Objective: Copy every line in the records below that contains the word "chart".

Dataset rows:

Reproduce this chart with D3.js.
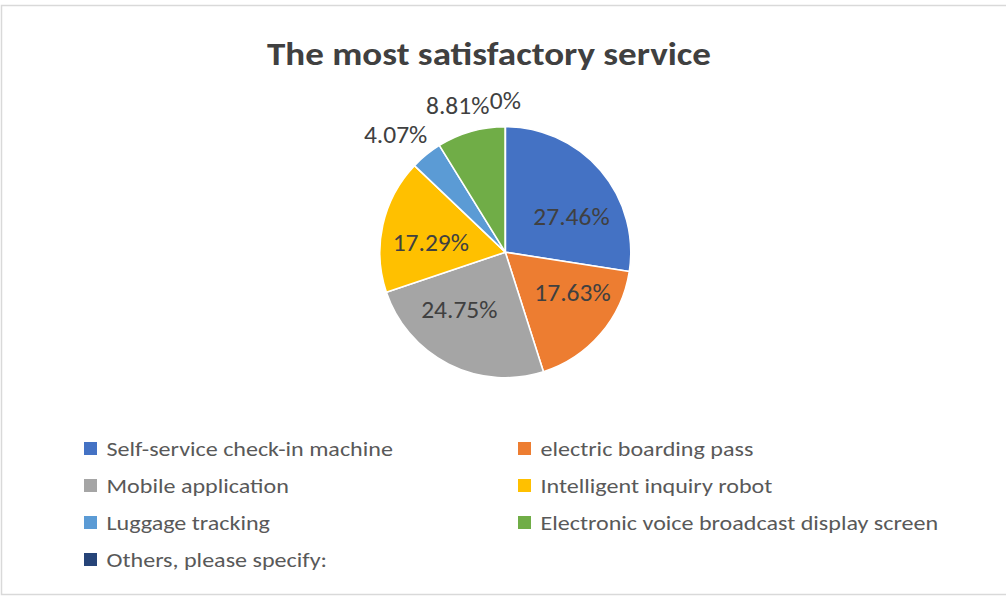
<!DOCTYPE html>
<html>
<head>
<meta charset="utf-8">
<script src="https://cdn.jsdelivr.net/npm/d3@7"></script>
<style>
  html, body { margin: 0; padding: 0; background: #ffffff; }
  svg { display: block; }
</style>
</head>
<body>
<svg id="chart" width="1006" height="597"></svg>
<script>
// Survey answers: which service was the most satisfactory (percent of respondents)
const categories = [
  "Self-service check-in machine",
  "electric boarding pass",
  "Mobile application",
  "Intelligent inquiry robot",
  "Luggage tracking",
  "Electronic voice broadcast display screen",
  "Others, please specify:"
];
const shares = [27.46, 17.63, 24.75, 17.29, 4.07, 8.81, 0];
const shareLabels = ["27.46%", "17.63%", "24.75%", "17.29%", "4.07%", "8.81%", "0%"];
const titleText = "The most satisfactory service";

const palette = ["#4472C4", "#ED7D31", "#A5A5A5", "#FFC000", "#5B9BD5", "#70AD47", "#264478"];

const W = 1006, H = 597;
const FONT = "Carlito, Calibri, Lato, 'Open Sans', sans-serif";
const CAP = 0.72;               // cap height as a fraction of the em
const svg = d3.select("#chart");

// chart-area frame
svg.append("rect")
  .attr("x", 1.5).attr("y", 5.5)
  .attr("width", W + 10).attr("height", 589)
  .attr("fill", "#ffffff")
  .attr("stroke", "#d9d9d9").attr("stroke-width", 1.5);

// narrow a text to a given width (the face is wider than the intended one)
function squeeze(sel, ratio) {
  sel.each(function () {
    const w = this.getComputedTextLength();
    d3.select(this)
      .attr("textLength", w * ratio)
      .attr("lengthAdjust", "spacingAndGlyphs");
  });
}
function naturalWidth(text, size, weight) {
  const t = svg.append("text")
    .attr("font-family", FONT).attr("font-size", size)
    .attr("font-weight", weight || "normal").text(text);
  const w = t.node().getComputedTextLength();
  t.remove();
  return w;
}

// title
const titleSize = 23.5 / CAP;
const title = svg.append("text")
  .attr("x", 489).attr("y", 65)
  .attr("text-anchor", "middle")
  .attr("font-family", FONT)
  .attr("font-weight", "bold")
  .attr("font-size", titleSize)
  .attr("fill", "#404040")
  .text(titleText);
squeeze(title, 444 / naturalWidth(titleText, titleSize, "bold"));

// pie
const cx = 505.3, cy = 252.2, R = 125.5;
const data = categories.map((c, i) => ({ name: c, value: shares[i], label: shareLabels[i], color: palette[i] }));

const pie = d3.pie().value(d => d.value).sort(null);
const arcs = pie(data);
const arc = d3.arc().innerRadius(0).outerRadius(R);
const inner = d3.arc().innerRadius(R * 0.6).outerRadius(R * 0.6);
const outer = d3.arc().innerRadius(R + 17).outerRadius(R + 17);

const g = svg.append("g").attr("transform", `translate(${cx},${cy})`);

g.selectAll("path.slice")
  .data(arcs)
  .join("path")
  .attr("class", "slice")
  .attr("d", arc)
  .attr("fill", d => d.data.color)
  .attr("stroke", "#ffffff")
  .attr("stroke-width", 1.6)
  .attr("stroke-linejoin", "round");

// small nudges so inside labels sit clear of the slice edges
const labelNudge = {
  "Self-service check-in machine": [9, 13],
  "electric boarding pass": [10, -9],
  "Mobile application": [-12, -10],
  "Intelligent inquiry robot": [-1, 7]
};

const labelCap = 17;
const labelSize = labelCap / CAP;
const labelRatio = 76.3 / naturalWidth("27.46%", labelSize);

g.selectAll("text.val")
  .data(arcs)
  .join("text")
  .attr("class", "val")
  .attr("font-family", FONT)
  .attr("font-size", labelSize)
  .attr("fill", "#404040")
  .attr("text-anchor", "middle")
  .text(d => d.data.label)
  .each(function (d) {
    const big = d.data.value >= 10;
    const w = this.getComputedTextLength() * labelRatio;
    let x, y;
    if (big) {
      [x, y] = inner.centroid(d);
      const n = labelNudge[d.data.name] || [0, 0];
      x += n[0]; y += n[1];
    } else {
      // outside: the label box hangs off an anchor just beyond the rim
      const a = (d.startAngle + d.endAngle) / 2;
      [x, y] = outer.centroid(d);
      x += Math.sin(a) * w / 2;
      y -= Math.cos(a) * (labelCap + 2) / 2;
    }
    d3.select(this)
      .attr("x", x)
      .attr("y", y + labelCap / 2)
      .attr("textLength", w)
      .attr("lengthAdjust", "spacingAndGlyphs");
  });

// legend: two columns, filled row by row
const legendCols = [84, 518];
const rowStep = 37;
const legendTop = 448.5;
const swatch = 13;

const legend = svg.append("g");
const items = legend.selectAll("g.item")
  .data(data)
  .join("g")
  .attr("class", "item")
  .attr("transform", (d, i) => `translate(${legendCols[i % 2]},${legendTop + Math.floor(i / 2) * rowStep})`);

items.append("rect")
  .attr("x", 0).attr("y", -swatch / 2)
  .attr("width", swatch).attr("height", swatch)
  .attr("fill", d => d.color);

const legendCap = 14;
const legendSize = legendCap / CAP;
const legendTexts = items.append("text")
  .attr("x", 22.5)
  .attr("y", legendCap / 2)
  .attr("font-family", FONT)
  .attr("font-size", legendSize)
  .attr("fill", "#595959")
  .text(d => d.name);

// scale all entries alike, set by the longest one
squeeze(legendTexts, 397.6 / naturalWidth(categories[5], legendSize));
</script>
</body>
</html>
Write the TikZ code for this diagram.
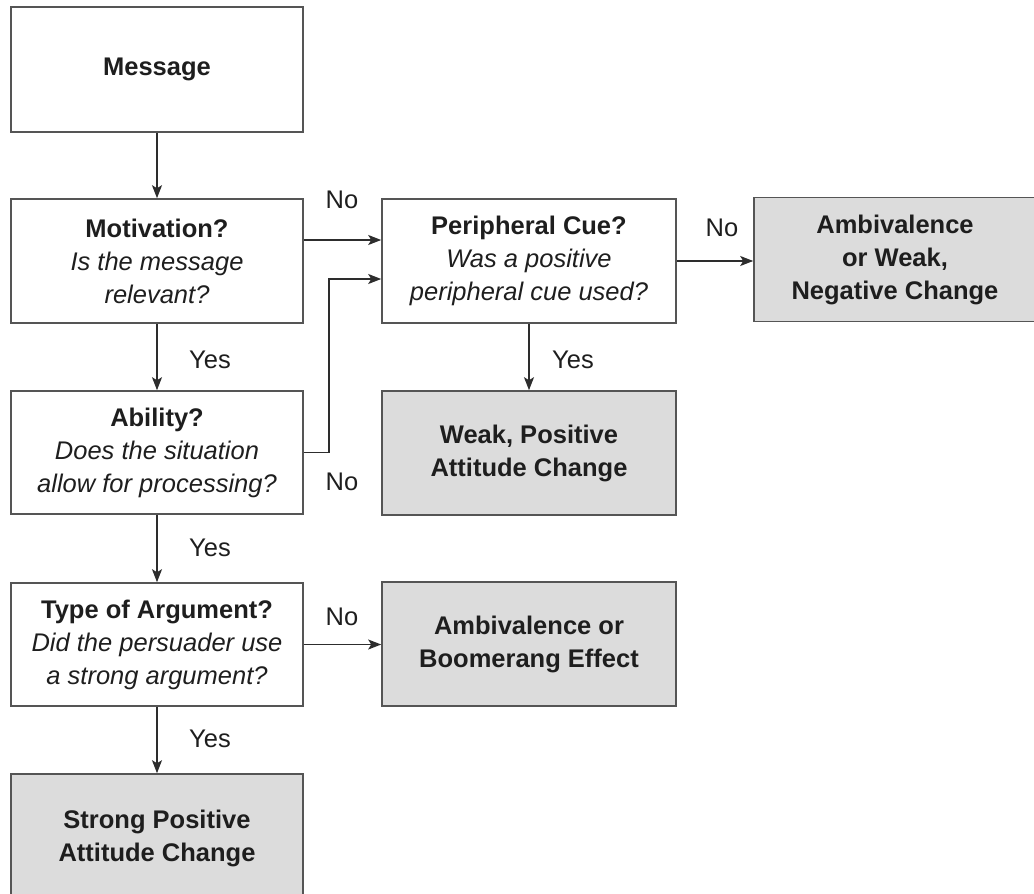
\documentclass[tikz,border=0pt]{standalone}
\usepackage{fontspec}
\setmainfont{Liberation Sans}
\usetikzlibrary{arrows.meta}
\definecolor{boxgray}{RGB}{220,220,220}
\definecolor{edgecol}{RGB}{85,85,85}
\definecolor{linecol}{RGB}{45,45,45}
\definecolor{txtcol}{RGB}{30,30,30}
\tikzset{
  flowbox/.style={draw=edgecol, line width=1.6pt, inner sep=0pt, align=center,
    text=txtcol, font=\fontsize{25.5}{33}\selectfont},
  resultbox/.style={flowbox, fill=boxgray},
  arr/.style={draw=linecol, line width=1.5pt, -{Stealth[length=13pt,width=10pt,inset=3pt]}},
  lbl/.style={text=txtcol, font=\fontsize{25.5}{33}\selectfont, inner sep=0pt}
}
\begin{document}
\begin{tikzpicture}[x=1pt,y=-1pt]
\useasboundingbox (0,0) rectangle (1034,894);
\clip (0,0) rectangle (1034,894);
% left column
\node[flowbox, minimum width=292pt, minimum height=125pt] (msg) at (157,69.5) {\textbf{Message}};
\node[flowbox, minimum width=292pt, minimum height=124pt] (mot) at (157,261) {\textbf{Motivation?}\\\textit{Is the message}\\\textit{relevant?}};
\node[flowbox, minimum width=292pt, minimum height=123pt] (abl) at (157,452.5) {\textbf{Ability?}\\\textit{Does the situation}\\\textit{allow for processing?}};
\node[flowbox, minimum width=292pt, minimum height=123pt] (typ) at (157,644.5) {\textbf{Type of Argument?}\\\textit{Did the persuader use}\\\textit{a strong argument?}};
\node[resultbox, minimum width=292pt, minimum height=128pt] (str) at (157,838) {\textbf{Strong Positive}\\\textbf{Attitude Change}};
% middle column
\node[flowbox, minimum width=294pt, minimum height=124pt] (per) at (529,261) {\textbf{Peripheral Cue?}\\\textit{Was a positive}\\\textit{peripheral cue used?}};
\node[resultbox, minimum width=294pt, minimum height=124pt] (wpc) at (529,453) {\textbf{Weak, Positive}\\\textbf{Attitude Change}};
\node[resultbox, minimum width=294pt, minimum height=124pt] (amb) at (529,644) {\textbf{Ambivalence or}\\\textbf{Boomerang Effect}};
% right column
\node[resultbox, minimum width=282pt, minimum height=124pt] (neg) at (895,259.5) {\textbf{Ambivalence}\\\textbf{or Weak,}\\\textbf{Negative Change}};
% connectors
\draw[arr] (msg.south) -- (mot.north);
\draw[arr] (mot.south) -- (abl.north);
\draw[arr] (abl.south) -- (typ.north);
\draw[arr] (typ.south) -- (str.north);
\draw[arr] ([yshift=21pt]mot.east) -- ([yshift=21pt]mot.east -| per.west);
\coordinate (bend) at (329,452.5);
\draw[arr] (abl.east) -- (bend) |- ([yshift=-18pt]per.west);
\draw[arr] (per.east) -- (per.east -| neg.west);
\draw[arr] (per.south) -- (wpc.north);
\draw[arr] (typ.east) -- (typ.east -| amb.west);
% labels
\node[lbl] (l1) at (342,200) {No};
\node[lbl] (l2) at (342,482) {No};
\node[lbl] (l3) at (342,617) {No};
\node[lbl] (l4) at (722,228) {No};
\node[lbl] (l5) at (210,360) {Yes};
\node[lbl] (l6) at (210,548) {Yes};
\node[lbl] (l7) at (210,739) {Yes};
\node[lbl] (l8) at (573,360) {Yes};
\end{tikzpicture}
\end{document}
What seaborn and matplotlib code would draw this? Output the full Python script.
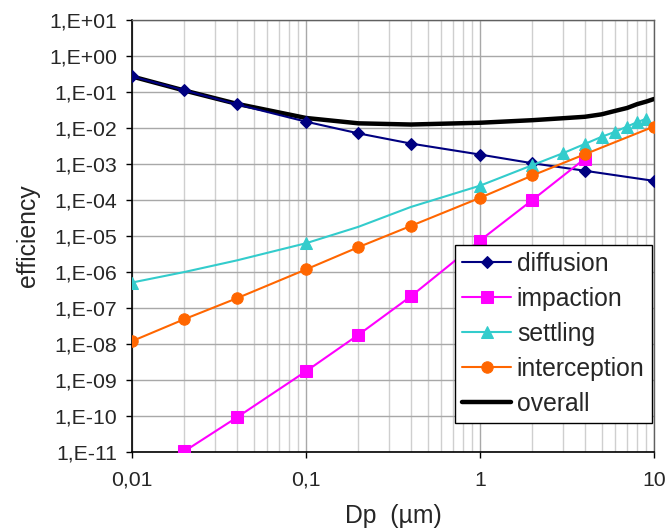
"""
Particle collection efficiency versus particle diameter,
one curve per deposition mechanism plus the overall curve.
"""

import matplotlib
matplotlib.use("Agg")
import matplotlib.pyplot as plt
import seaborn as sns


# Data

dp_main = [0.01, 0.02, 0.04, 0.1, 0.2, 0.4, 1, 2, 4, 10]
diffusion = [0.27, 0.111, 0.0455, 0.015, 0.0071, 0.0037,
             0.00183, 0.00105, 0.00065, 0.00034]
interception = [1.2e-8, 4.9e-8, 1.86e-7, 1.18e-6, 4.9e-6, 1.9e-5,
                1.15e-4, 4.8e-4, 1.86e-3, 1.1e-2]

dp_impaction = [0.01, 0.02, 0.04, 0.1, 0.2, 0.4, 1, 2, 4]
impaction = [1.4e-12, 1.05e-11, 9.1e-11, 1.75e-9, 1.8e-8, 2.1e-7,
             7.5e-6, 1.0e-4, 1.4e-3]

dp_settling = [0.01, 0.02, 0.04, 0.1, 0.2, 0.4, 1, 2, 3, 4, 5, 6, 7, 8, 9]
settling = [5.1e-7, 1.0e-6, 2.1e-6, 6.3e-6, 1.8e-5, 6.4e-5, 2.5e-4,
            9.3e-4, 2.0e-3, 3.6e-3, 5.7e-3, 7.9e-3, 1.1e-2, 1.45e-2, 1.8e-2]
settling_marked = [0, 3, 6, 7, 8, 9, 10, 11, 12, 13, 14]

dp_overall = [0.01, 0.02, 0.04, 0.1, 0.2, 0.4, 1, 2, 3, 4, 5, 6, 7, 8, 9, 10]
overall = [0.27, 0.11, 0.047, 0.019, 0.0135, 0.0125, 0.014, 0.0165,
           0.0187, 0.0205, 0.024, 0.030, 0.036, 0.046, 0.054, 0.064]

x_ticks = [0.01, 0.1, 1, 10]
x_tick_labels = ["0,01", "0,1", "1", "10"]
y_ticks = [1e-11, 1e-10, 1e-9, 1e-8, 1e-7, 1e-6, 1e-5, 1e-4,
           1e-3, 1e-2, 1e-1, 1e0, 1e1]
y_tick_labels = ["1,E-11", "1,E-10", "1,E-09", "1,E-08", "1,E-07",
                 "1,E-06", "1,E-05", "1,E-04", "1,E-03", "1,E-02",
                 "1,E-01", "1,E+00", "1,E+01"]


sns.set_style("white")
plt.rcParams["font.family"] = ["Liberation Sans", "DejaVu Sans"]

fig, ax = plt.subplots(figsize=(6.67, 5.31), dpi=100)
fig.subplots_adjust(left=0.198, right=0.9805, top=0.9623, bottom=0.1488)

ax.set_xscale("log")
ax.set_yscale("log")
ax.set_xlim(0.01, 10)
ax.set_ylim(1e-11, 1e1)

# grid: vertical major + minor, horizontal decades only
ax.set_axisbelow(True)
ax.grid(True, which="major", axis="both", color="#a8a8a8", linewidth=1)
ax.grid(True, which="minor", axis="x", color="#cfcfcf", linewidth=1)

sns.lineplot(x=dp_main, y=diffusion, ax=ax, color="#000080",
             linewidth=1.5, marker="D", markersize=6.2,
             markeredgecolor="#000080", label="diffusion", zorder=4)
sns.lineplot(x=dp_impaction, y=impaction, ax=ax, color="#ff00ff",
             linewidth=1.5, marker="s", markersize=8,
             markeredgecolor="#ff00ff", label="impaction", zorder=4)
sns.lineplot(x=dp_settling, y=settling, ax=ax, color="#33cccc",
             linewidth=1.5, marker="^", markersize=8,
             markeredgecolor="#33cccc", markevery=settling_marked,
             label="settling", zorder=4)
sns.lineplot(x=dp_main, y=interception, ax=ax, color="#ff6600",
             linewidth=1.5, marker="o", markersize=8.2,
             markeredgecolor="#ff6600", label="interception", zorder=4)
sns.lineplot(x=dp_overall, y=overall, ax=ax, color="black",
             linewidth=3.2, label="overall", zorder=3)

ax.set_xticks(x_ticks, x_tick_labels)
ax.set_yticks(y_ticks, y_tick_labels)
ax.yaxis.set_minor_locator(matplotlib.ticker.NullLocator())
ax.tick_params(axis="both", which="major", labelsize=15.3, color="black",
               length=4.5, width=1, direction="out")
ax.tick_params(axis="y", which="major", left=True, pad=6.5)
ax.tick_params(axis="x", which="major", bottom=True, pad=9)
ax.tick_params(axis="x", which="minor", length=0)

for side in ("left", "bottom"):
    ax.spines[side].set_color("black")
    ax.spines[side].set_linewidth(1.2)
for side in ("top", "right"):
    ax.spines[side].set_color("#606060")
    ax.spines[side].set_linewidth(1)

ax.set_xlabel("Dp  (\u00b5m)", fontsize=17.8, labelpad=10)
ax.set_ylabel("efficiency", fontsize=17.8)
ax.yaxis.set_label_coords(-0.176, 0.5)

leg = ax.legend(loc="lower right", bbox_to_anchor=(0.9962, 0.0671),
                borderaxespad=0, fontsize=17.8, frameon=True,
                fancybox=False, framealpha=1, edgecolor="black",
                labelspacing=0.44, handlelength=1.95, handletextpad=0.25,
                borderpad=0.3)
leg.get_frame().set_linewidth(1)

fig.savefig("out.png", dpi=100)
plt.close(fig)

Written solution:
Reproduce this chart with D3.js.
<svg id="chart" width="1006" height="597"></svg>
const svg = d3.select("#chart");
// chart-area frame

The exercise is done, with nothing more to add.